The TV began showing these three-minute pay-TV movie clips. (“Hey, let’s watch Curly Sue!”) Then one came on touting the AVN Awards, the Adult Video News awards. Susan yelled, “The Stiffies!” It’s an actual Academy Awards-style show for porn people. We had to pay. It was simply too juicy not to. People were sashaying up the aisles to collect awards for things like “Best Anal Scene” and they were getting all teary and emotional making acceptance speeches. It was unbelievable. Awards for, like, “Best Group Scene.”

Dad was fortunately in his own room, talking on the phone with a friend from Hewlett-Packard he was having dinner with that evening. But really, the whooping we all made … we were just the sort of people you don’t want staying in the room next to you.

Anatole said, “Oh look—that actress there—she was in the booth across from my old company six years ago — and now she’s won an award!” Anatole actually seemed quite proud. “In the old days, you had 12 computer game geeks and 12 porn stars all crowded into the most remote corner of some remote convention building. We were the freaks of the convention. Now we run it. Ha!”

Amy and Michael went into the bathroom and emerged with Kleenex boxes on their feet: “We’re Howard Hughes!”

We phoned Mom, and she said Ethan was woozy from today’s treatment. Lindsay is pleasingly, Gerberishly plump, and former bodybuilding enthusiast Dusty is eating my family out of house and home. Misty, who hasn’t shed an ounce since starting her diet last year, follows the “Madonna and child” everywhere. “Dusty’s a sucker for dog- begging,” says Mom, “and I keep trying to tell Dusty not to feed the dog, but it’s not working.” Mom sounds pissed, but she has to learn that her dog is never going to be slim.

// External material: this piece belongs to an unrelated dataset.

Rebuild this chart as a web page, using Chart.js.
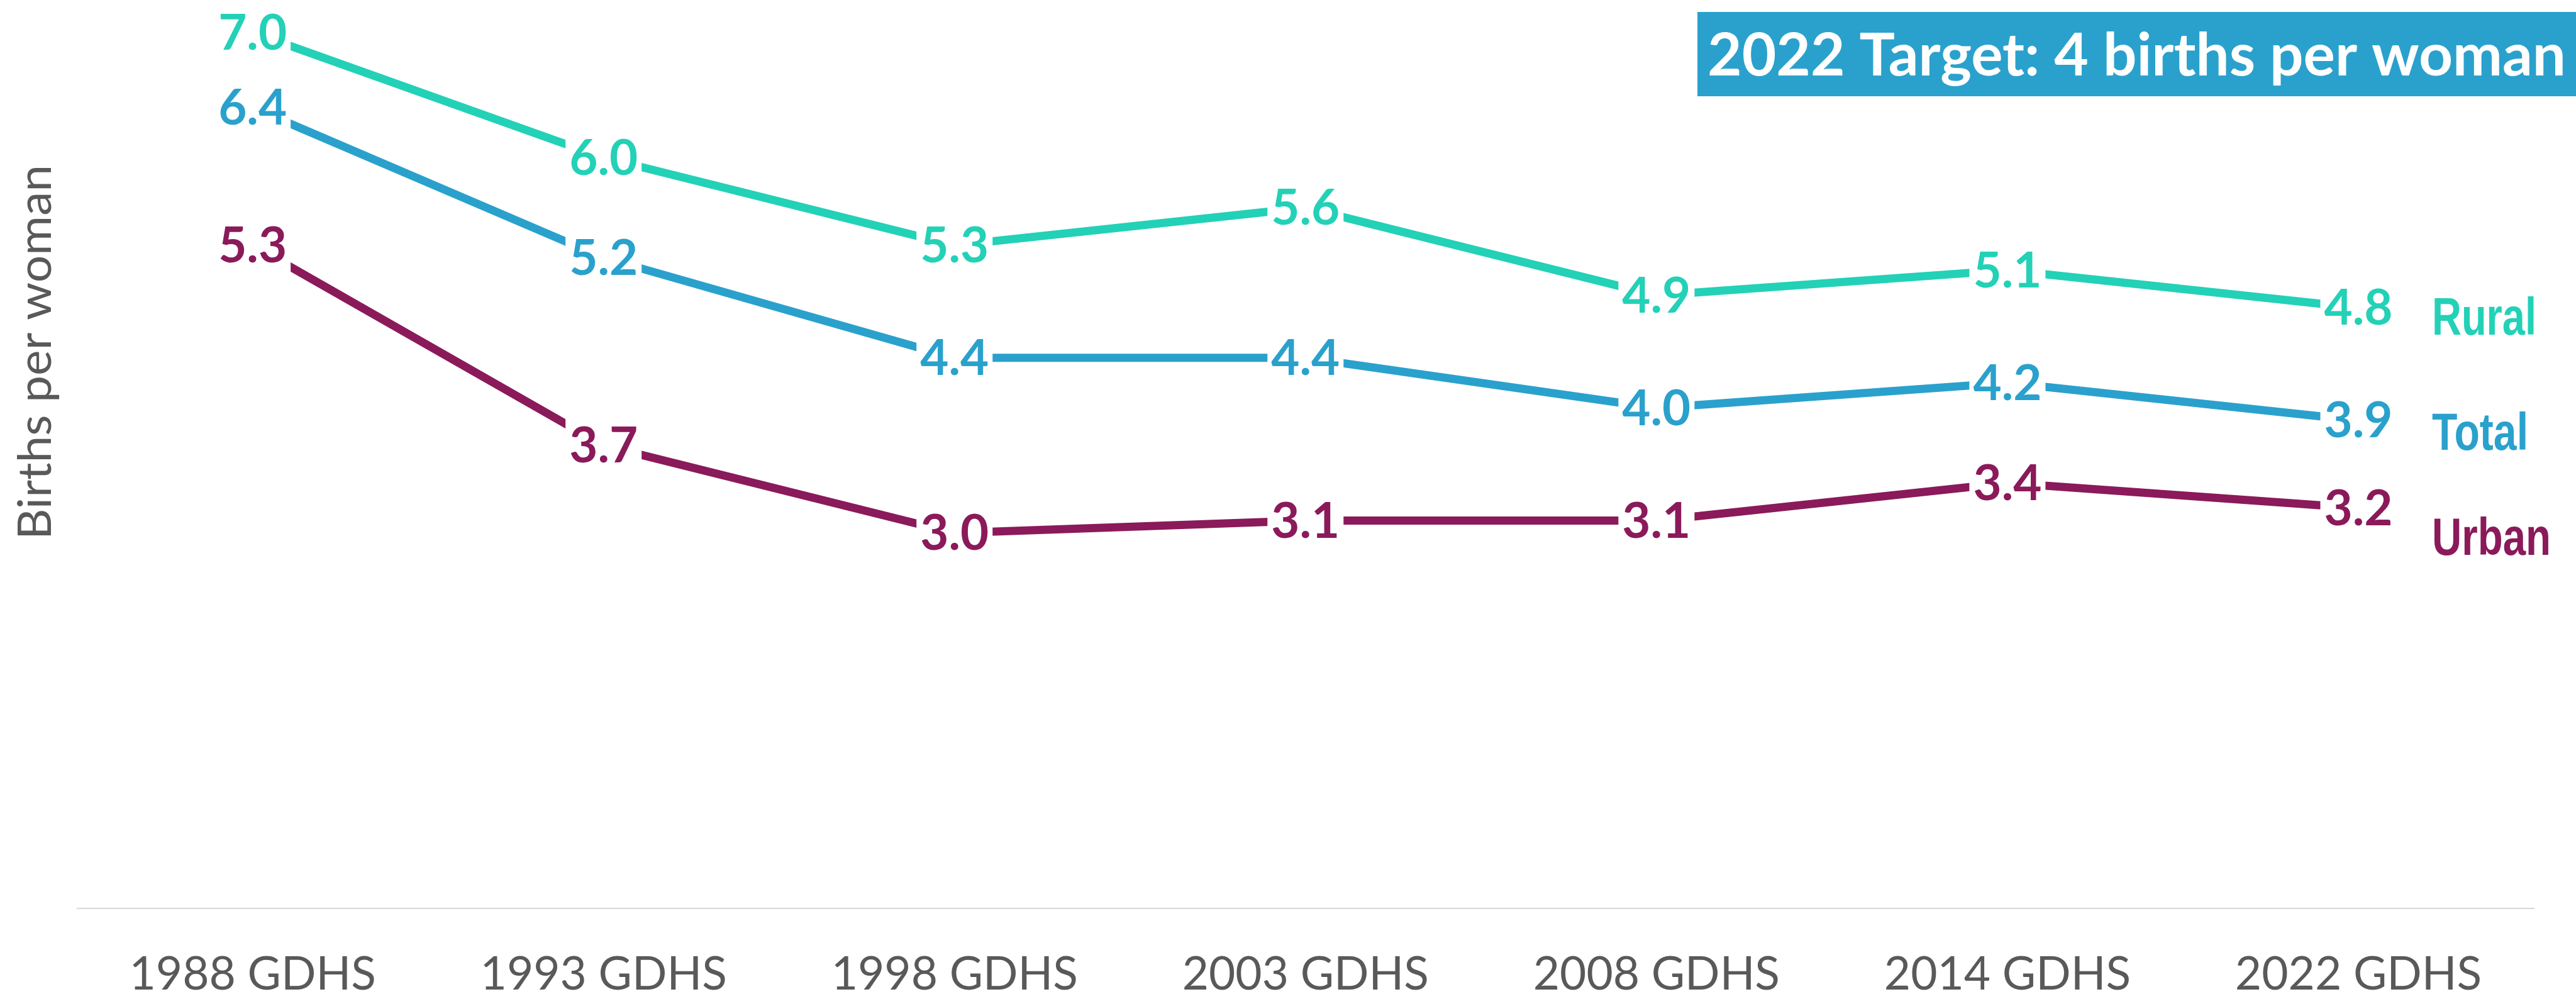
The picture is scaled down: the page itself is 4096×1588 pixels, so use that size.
<!DOCTYPE html>
<html><head><meta charset="utf-8">
<script src="https://cdn.jsdelivr.net/npm/chart.js@4/dist/chart.umd.min.js"></script>
<style>html,body{margin:0;padding:0;background:#fff;overflow:hidden}#wrap{width:4096px;height:1588px;position:relative}</style>
</head><body><div id="wrap"><canvas id="c"></canvas></div>
<script>
// ---- data ----
const categories = ['1988 GDHS','1993 GDHS','1998 GDHS','2003 GDHS','2008 GDHS','2014 GDHS','2022 GDHS'];
const rural = [7.0, 6.0, 5.3, 5.6, 4.9, 5.1, 4.8];
const total = [6.4, 5.2, 4.4, 4.4, 4.0, 4.2, 3.9];
const urban = [5.3, 3.7, 3.0, 3.1, 3.1, 3.4, 3.2];
const seriesNames = ['Rural', 'Total', 'Urban'];
const yAxisTitle = 'Births per woman';
const targetText = '2022 Target: 4 births per woman';

// ---- styles ----
const C_RURAL = '#23D1B7', C_TOTAL = '#2AA1CC', C_URBAN = '#8A1A5A', C_GREY = '#595959';
const nameOffsets = [43, 47, 74];
const nameWidths = [166, 153, 189];

function fitText(ctx, txt, x, y, targetW) {
  const w = ctx.measureText(txt).width;
  const s = targetW / w;
  ctx.save();
  ctx.translate(x, y);
  ctx.scale(s, 1);
  ctx.fillText(txt, 0, 0);
  ctx.restore();
}

const labelPlugin = {
  id: 'customLabels',
  afterDatasetsDraw(chart) {
    const ctx = chart.ctx;
    ctx.save();
    ctx.font = 'bold 78px Lato';
    ctx.textAlign = 'center';
    ctx.textBaseline = 'middle';
    chart.data.datasets.forEach((ds, i) => {
      const meta = chart.getDatasetMeta(i);
      meta.data.forEach((pt, j) => {
        const txt = ds.data[j].toFixed(1);
        const w = ctx.measureText(txt).width;
        ctx.fillStyle = '#ffffff';
        ctx.fillRect(pt.x - w / 2 - 6, pt.y - 48, w + 12, 96);
        ctx.fillStyle = ds.borderColor;
        ctx.fillText(txt, pt.x, pt.y + 2);
      });
    });
    ctx.restore();
  },
  afterDraw(chart) {
    const ctx = chart.ctx;
    const ys = chart.scales.y;
    ctx.save();
    ctx.font = 'bold 84px "Liberation Sans"';
    ctx.textAlign = 'left';
    ctx.textBaseline = 'alphabetic';
    chart.data.datasets.forEach((ds, i) => {
      const last = ds.data[ds.data.length - 1];
      const y = ys.getPixelForValue(last) + nameOffsets[i];
      ctx.fillStyle = ds.borderColor;
      fitText(ctx, seriesNames[i], 3867, y, nameWidths[i]);
    });
    ctx.fillStyle = C_TOTAL;
    ctx.fillRect(2699, 19, 4096 - 2699, 134);
    ctx.fillStyle = '#ffffff';
    ctx.font = 'bold 94px Lato';
    fitText(ctx, targetText, 2715, 120, 1365);
    ctx.fillStyle = C_GREY;
    ctx.font = '74px Lato';
    ctx.textAlign = 'center';
    ctx.textBaseline = 'middle';
    ctx.translate(57, 560);
    ctx.rotate(-Math.PI / 2);
    const w = ctx.measureText(yAxisTitle).width;
    ctx.scale(596 / w, 1);
    ctx.fillText(yAxisTitle, 0, 0);
    ctx.restore();
  }
};

function build() {
  new Chart(document.getElementById('c'), {
    type: 'line',
    data: {
      labels: categories,
      datasets: [
        { label: seriesNames[0], data: rural, borderColor: C_RURAL, backgroundColor: C_RURAL },
        { label: seriesNames[1], data: total, borderColor: C_TOTAL, backgroundColor: C_TOTAL },
        { label: seriesNames[2], data: urban, borderColor: C_URBAN, backgroundColor: C_URBAN }
      ]
    },
    options: {
      responsive: true,
      maintainAspectRatio: false,
      animation: false,
      devicePixelRatio: 1,
      layout: { padding: { top: 0, left: 0, right: 67, bottom: 0 } },
      datasets: { line: { borderWidth: 13, pointRadius: 0, pointHoverRadius: 0, tension: 0, clip: false, fill: false, borderCapStyle: 'butt' } },
      plugins: { legend: { display: false }, tooltip: { enabled: false }, title: { display: false } },
      scales: {
        x: {
          type: 'category',
          offset: true,
          grid: { display: false, drawTicks: false },
          border: { display: true, color: '#D9D9D9', width: 2 },
          ticks: { color: C_GREY, font: { family: 'Lato', size: 73, lineHeight: 1 }, padding: 69, maxRotation: 0, autoSkip: false },
          afterFit: s => { s.height = 144; }
        },
        y: {
          min: 0, max: 7.26,
          grid: { display: false, drawTicks: false },
          border: { display: false },
          ticks: { display: false },
          title: { display: false },
          afterFit: s => { s.width = 122.6; }
        }
      }
    },
    plugins: [labelPlugin]
  });
}

Promise.all([
  document.fonts.load('74px Lato'),
  document.fonts.load('bold 74px Lato'),
  document.fonts.load('bold 84px "Liberation Sans"')
]).then(build, build);
</script>
</body></html>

So, all in all, it sounds like things are fine there.

Mom asked, half-jokingly, but also for real, if Dad was pulling his weight as our company rep, but I said we wouldn’t be able to tell until tomorrow.

The ten of us double-cabbed (20-minute cab wait) up the Strip (clogged) to a Sony party Todd had gotten us semi-invited to, and dropped Dad off at the MGM Grand along the way. All three Chyx in the two cars shouted in practiced tra-la-la voices, “Good night, Blake Carrington, you hulking piece of man meat!” Dad’s ears turned bright red. I think the porno awards were a bad influence on them.

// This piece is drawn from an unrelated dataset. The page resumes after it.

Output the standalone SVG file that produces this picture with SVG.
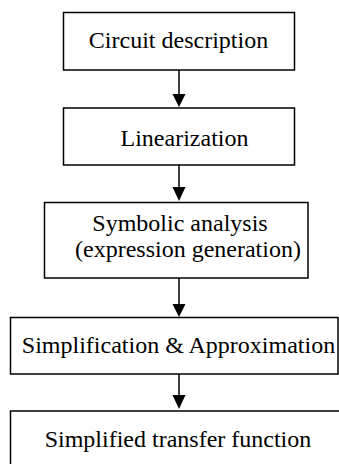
<svg xmlns="http://www.w3.org/2000/svg" width="339" height="464" viewBox="0 0 339 464">
<style>
.box{fill:#fff;stroke:#000;stroke-width:1.5}
.t{font-size:24px;fill:#000;text-anchor:middle}
.c{stroke:#000;stroke-width:1.5;fill:none}
.h{fill:#000}
</style>
<rect width="339" height="464" fill="#fff"/>
<g id="connectors">
<line class="c" x1="179" y1="70" x2="179" y2="95"/>
<polygon class="h" points="172.5,94 185.5,94 179,107"/>
<line class="c" x1="179" y1="165" x2="179" y2="188"/>
<polygon class="h" points="172.5,187 185.5,187 179,201"/>
<line class="c" x1="179" y1="278" x2="179" y2="305"/>
<polygon class="h" points="172.5,304 185.5,304 179,317"/>
<line class="c" x1="179" y1="374" x2="179" y2="396"/>
<polygon class="h" points="172.5,395 185.5,395 179,409"/>
</g>
<g font-family="Liberation Serif, Tinos, Times New Roman, DejaVu Serif, serif">
<g id="n1"><rect class="box" x="63.5" y="12.5" width="231" height="57.5"/><text class="t" x="178.5" y="48">Circuit description</text></g>
<g id="n2"><rect class="box" x="63.5" y="108" width="231" height="57"/><text class="t" x="184.5" y="145.5">Linearization</text></g>
<g id="n3"><rect class="box" x="44.5" y="202.5" width="263.5" height="75.5"/><text class="t" x="180" y="231">Symbolic analysis</text><text class="t" x="188" y="256.5">(expression generation)</text></g>
<g id="n4"><rect class="box" x="10.5" y="317.5" width="327.5" height="56.5"/><text class="t" x="178.5" y="353">Simplification &amp; Approximation</text></g>
<g id="n5"><rect class="box" x="10.5" y="411" width="340" height="70"/><text class="t" x="178" y="446.5">Simplified transfer function</text></g>
</g>
</svg>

At the Sony party, we all got weirded out because suddenly all of the people at the party looked like they were porn stars, even though they were just real people. It was only because all of the Stiffie Award winners and their film clips were still in our brains that we were perceiving this. And then we realized that viewed from a certain perspective, all people can look like porn stars. So for a few minutes there, humanity seemed really scary indeed. I wonder how porn people’s mind-body relationships are — I can’t imagine. Their bodies must be like machines to them, or products to ship, but then they’re not the only ones — Olympic athletes and geeks and bodybuilders and people with eating disorders.

But the Sony party … we checked out the live-action footage in the new Sony games, and the acting — it was so cheesy. It was like porn acting. This merely reinforced our collective impression that the real world is a porn movie. Talking to a Sony executive named Lisa, I asked her how they went about recruiting talent for games, without actually saying that their live action sucked. She told me that industry people aren’t realizing yet just how unbelievably expensive it is to shoot any sort of game with live action. “Just say the words ‘live action,’ and the price goes up a million dollars,” she said.

I then wondered out loud if starring in multimedia products is going to be the modern equivalent of appearing on the Hollywood Squares. Michael and Amy lapsed into a lovebird recital of questions from an old version of the Hollywood Squares board game they both had as children:

“Q: True or false: Frank Sinatra never wears jewelry of any kind. “ “A: False.”

“Q: True or false: The average person can hold their breath for 45 seconds. “ “A: True.”